* _Task directions_
Copy exactly the lines from the start of the material through the line with "WALL_DX, WALL_DY = 7, 6". Pictures stay out of the copy.

* _Given material_
-------------------------

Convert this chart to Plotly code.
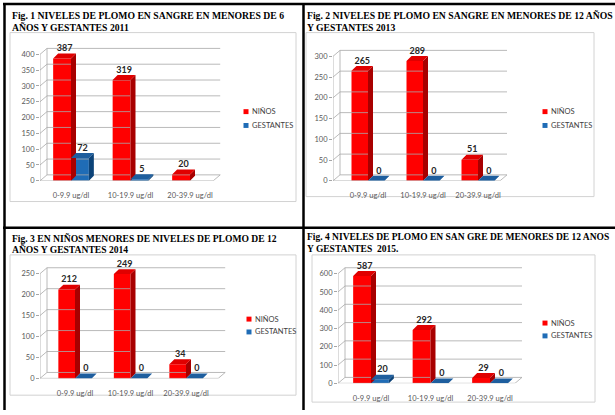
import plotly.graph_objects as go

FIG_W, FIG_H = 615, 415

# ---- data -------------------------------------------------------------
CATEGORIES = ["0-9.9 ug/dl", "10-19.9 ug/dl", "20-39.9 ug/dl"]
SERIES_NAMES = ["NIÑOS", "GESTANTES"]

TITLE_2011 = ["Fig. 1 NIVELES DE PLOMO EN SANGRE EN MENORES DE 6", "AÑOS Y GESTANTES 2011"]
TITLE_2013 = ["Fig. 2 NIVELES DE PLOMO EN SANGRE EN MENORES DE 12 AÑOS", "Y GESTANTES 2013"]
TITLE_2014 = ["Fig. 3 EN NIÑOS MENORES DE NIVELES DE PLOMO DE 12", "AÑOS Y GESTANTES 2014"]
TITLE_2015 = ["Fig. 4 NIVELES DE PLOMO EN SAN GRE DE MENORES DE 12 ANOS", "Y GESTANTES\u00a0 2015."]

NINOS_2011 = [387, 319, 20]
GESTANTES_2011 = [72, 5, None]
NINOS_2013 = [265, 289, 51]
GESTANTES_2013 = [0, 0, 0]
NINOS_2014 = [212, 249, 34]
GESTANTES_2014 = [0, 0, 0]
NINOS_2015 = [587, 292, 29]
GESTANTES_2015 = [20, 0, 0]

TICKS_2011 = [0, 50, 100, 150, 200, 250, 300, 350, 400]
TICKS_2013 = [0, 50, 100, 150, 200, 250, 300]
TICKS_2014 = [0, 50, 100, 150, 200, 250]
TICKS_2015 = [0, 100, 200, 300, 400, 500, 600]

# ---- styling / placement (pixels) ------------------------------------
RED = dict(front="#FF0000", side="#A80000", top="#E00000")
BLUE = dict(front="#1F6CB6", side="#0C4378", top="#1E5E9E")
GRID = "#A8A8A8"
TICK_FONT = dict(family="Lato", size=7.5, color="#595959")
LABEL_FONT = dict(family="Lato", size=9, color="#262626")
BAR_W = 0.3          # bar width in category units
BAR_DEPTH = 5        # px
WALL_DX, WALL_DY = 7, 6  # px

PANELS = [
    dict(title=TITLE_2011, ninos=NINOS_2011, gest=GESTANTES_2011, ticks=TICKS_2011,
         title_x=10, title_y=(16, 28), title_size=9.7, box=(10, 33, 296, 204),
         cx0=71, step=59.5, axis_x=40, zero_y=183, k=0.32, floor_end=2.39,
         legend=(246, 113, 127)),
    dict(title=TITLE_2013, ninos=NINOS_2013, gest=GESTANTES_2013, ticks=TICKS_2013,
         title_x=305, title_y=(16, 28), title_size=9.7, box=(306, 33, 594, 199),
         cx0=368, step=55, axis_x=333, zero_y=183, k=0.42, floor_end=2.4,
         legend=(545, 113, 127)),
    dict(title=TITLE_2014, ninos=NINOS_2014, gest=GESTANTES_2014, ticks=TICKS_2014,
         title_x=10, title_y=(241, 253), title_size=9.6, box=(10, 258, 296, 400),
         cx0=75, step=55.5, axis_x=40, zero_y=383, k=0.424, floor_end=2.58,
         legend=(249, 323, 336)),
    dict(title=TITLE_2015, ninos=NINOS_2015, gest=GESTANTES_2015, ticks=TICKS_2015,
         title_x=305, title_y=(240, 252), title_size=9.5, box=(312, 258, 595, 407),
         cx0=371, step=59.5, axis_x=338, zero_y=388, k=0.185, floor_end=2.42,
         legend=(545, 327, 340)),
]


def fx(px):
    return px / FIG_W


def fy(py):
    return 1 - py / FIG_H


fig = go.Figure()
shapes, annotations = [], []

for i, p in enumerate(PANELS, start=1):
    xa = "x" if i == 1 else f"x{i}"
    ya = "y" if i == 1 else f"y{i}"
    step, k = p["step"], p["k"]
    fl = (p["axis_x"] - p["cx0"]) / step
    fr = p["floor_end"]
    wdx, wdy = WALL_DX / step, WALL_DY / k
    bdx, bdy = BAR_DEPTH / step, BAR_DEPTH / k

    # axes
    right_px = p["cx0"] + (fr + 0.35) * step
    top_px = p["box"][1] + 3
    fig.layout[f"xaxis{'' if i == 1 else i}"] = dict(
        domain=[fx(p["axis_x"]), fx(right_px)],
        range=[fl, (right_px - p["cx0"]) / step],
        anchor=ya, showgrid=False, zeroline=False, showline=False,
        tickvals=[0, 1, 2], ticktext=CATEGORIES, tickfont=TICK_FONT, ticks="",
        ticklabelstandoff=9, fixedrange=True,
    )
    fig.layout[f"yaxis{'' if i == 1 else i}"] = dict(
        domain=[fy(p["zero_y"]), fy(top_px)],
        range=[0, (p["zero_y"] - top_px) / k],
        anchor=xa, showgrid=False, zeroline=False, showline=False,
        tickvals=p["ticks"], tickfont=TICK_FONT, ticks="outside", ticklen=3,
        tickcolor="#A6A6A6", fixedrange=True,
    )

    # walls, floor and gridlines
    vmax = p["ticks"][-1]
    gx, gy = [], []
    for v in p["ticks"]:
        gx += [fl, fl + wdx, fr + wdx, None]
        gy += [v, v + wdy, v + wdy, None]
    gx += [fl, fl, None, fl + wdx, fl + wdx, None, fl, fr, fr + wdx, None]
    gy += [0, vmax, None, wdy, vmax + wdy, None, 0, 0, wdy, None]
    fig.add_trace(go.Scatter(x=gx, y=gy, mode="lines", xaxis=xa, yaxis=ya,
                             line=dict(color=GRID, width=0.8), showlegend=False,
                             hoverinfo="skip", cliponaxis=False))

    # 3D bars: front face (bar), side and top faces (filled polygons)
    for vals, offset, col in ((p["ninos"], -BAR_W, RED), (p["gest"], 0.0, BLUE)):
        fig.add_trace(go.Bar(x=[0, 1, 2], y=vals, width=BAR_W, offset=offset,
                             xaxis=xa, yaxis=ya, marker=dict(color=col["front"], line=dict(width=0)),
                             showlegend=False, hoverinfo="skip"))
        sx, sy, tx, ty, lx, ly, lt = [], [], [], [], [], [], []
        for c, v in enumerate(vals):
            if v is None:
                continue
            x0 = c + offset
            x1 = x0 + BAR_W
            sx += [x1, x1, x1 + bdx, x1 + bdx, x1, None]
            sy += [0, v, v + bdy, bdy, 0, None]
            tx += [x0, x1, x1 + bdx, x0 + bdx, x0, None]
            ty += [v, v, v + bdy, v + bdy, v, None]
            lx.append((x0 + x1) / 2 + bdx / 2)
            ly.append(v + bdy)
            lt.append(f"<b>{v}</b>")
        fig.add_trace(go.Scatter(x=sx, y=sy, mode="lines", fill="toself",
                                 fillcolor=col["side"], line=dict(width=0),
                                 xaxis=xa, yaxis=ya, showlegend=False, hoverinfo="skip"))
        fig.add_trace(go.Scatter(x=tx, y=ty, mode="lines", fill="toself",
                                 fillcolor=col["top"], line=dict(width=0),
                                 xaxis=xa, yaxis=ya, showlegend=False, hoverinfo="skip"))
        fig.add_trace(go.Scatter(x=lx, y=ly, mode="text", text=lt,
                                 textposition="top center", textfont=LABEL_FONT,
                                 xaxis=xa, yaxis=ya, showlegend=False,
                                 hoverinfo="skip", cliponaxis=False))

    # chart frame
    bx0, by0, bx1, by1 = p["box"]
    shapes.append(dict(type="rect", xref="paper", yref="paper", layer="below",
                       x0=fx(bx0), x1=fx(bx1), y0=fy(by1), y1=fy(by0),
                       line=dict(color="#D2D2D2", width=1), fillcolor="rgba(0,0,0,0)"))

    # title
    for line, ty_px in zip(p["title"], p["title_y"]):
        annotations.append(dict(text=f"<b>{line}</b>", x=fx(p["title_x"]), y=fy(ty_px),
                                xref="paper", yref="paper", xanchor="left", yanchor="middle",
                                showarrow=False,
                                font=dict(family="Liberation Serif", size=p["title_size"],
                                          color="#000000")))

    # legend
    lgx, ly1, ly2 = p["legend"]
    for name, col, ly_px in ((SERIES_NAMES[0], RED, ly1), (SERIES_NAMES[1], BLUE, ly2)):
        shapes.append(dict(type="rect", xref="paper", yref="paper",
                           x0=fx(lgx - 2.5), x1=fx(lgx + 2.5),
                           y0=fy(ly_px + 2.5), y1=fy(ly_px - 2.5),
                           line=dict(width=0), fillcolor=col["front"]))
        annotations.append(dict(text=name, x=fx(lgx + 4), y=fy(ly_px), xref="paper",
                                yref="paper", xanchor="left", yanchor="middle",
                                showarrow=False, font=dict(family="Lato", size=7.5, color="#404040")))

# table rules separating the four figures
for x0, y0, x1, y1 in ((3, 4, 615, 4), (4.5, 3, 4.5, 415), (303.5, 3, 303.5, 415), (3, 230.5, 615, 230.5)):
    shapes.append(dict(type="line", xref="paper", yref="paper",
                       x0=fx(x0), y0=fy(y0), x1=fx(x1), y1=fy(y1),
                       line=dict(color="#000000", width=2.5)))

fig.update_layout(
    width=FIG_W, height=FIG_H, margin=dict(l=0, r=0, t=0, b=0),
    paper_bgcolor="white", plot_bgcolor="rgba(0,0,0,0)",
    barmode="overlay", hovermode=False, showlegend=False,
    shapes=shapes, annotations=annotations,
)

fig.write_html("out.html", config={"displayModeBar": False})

-------------------------

* _Full solution_
Convert this chart to Plotly code.
import plotly.graph_objects as go

FIG_W, FIG_H = 615, 415

# ---- data -------------------------------------------------------------
CATEGORIES = ["0-9.9 ug/dl", "10-19.9 ug/dl", "20-39.9 ug/dl"]
SERIES_NAMES = ["NIÑOS", "GESTANTES"]

TITLE_2011 = ["Fig. 1 NIVELES DE PLOMO EN SANGRE EN MENORES DE 6", "AÑOS Y GESTANTES 2011"]
TITLE_2013 = ["Fig. 2 NIVELES DE PLOMO EN SANGRE EN MENORES DE 12 AÑOS", "Y GESTANTES 2013"]
TITLE_2014 = ["Fig. 3 EN NIÑOS MENORES DE NIVELES DE PLOMO DE 12", "AÑOS Y GESTANTES 2014"]
TITLE_2015 = ["Fig. 4 NIVELES DE PLOMO EN SAN GRE DE MENORES DE 12 ANOS", "Y GESTANTES\u00a0 2015."]

NINOS_2011 = [387, 319, 20]
GESTANTES_2011 = [72, 5, None]
NINOS_2013 = [265, 289, 51]
GESTANTES_2013 = [0, 0, 0]
NINOS_2014 = [212, 249, 34]
GESTANTES_2014 = [0, 0, 0]
NINOS_2015 = [587, 292, 29]
GESTANTES_2015 = [20, 0, 0]

TICKS_2011 = [0, 50, 100, 150, 200, 250, 300, 350, 400]
TICKS_2013 = [0, 50, 100, 150, 200, 250, 300]
TICKS_2014 = [0, 50, 100, 150, 200, 250]
TICKS_2015 = [0, 100, 200, 300, 400, 500, 600]

# ---- styling / placement (pixels) ------------------------------------
RED = dict(front="#FF0000", side="#A80000", top="#E00000")
BLUE = dict(front="#1F6CB6", side="#0C4378", top="#1E5E9E")
GRID = "#A8A8A8"
TICK_FONT = dict(family="Lato", size=7.5, color="#595959")
LABEL_FONT = dict(family="Lato", size=9, color="#262626")
BAR_W = 0.3          # bar width in category units
BAR_DEPTH = 5        # px
WALL_DX, WALL_DY = 7, 6  # px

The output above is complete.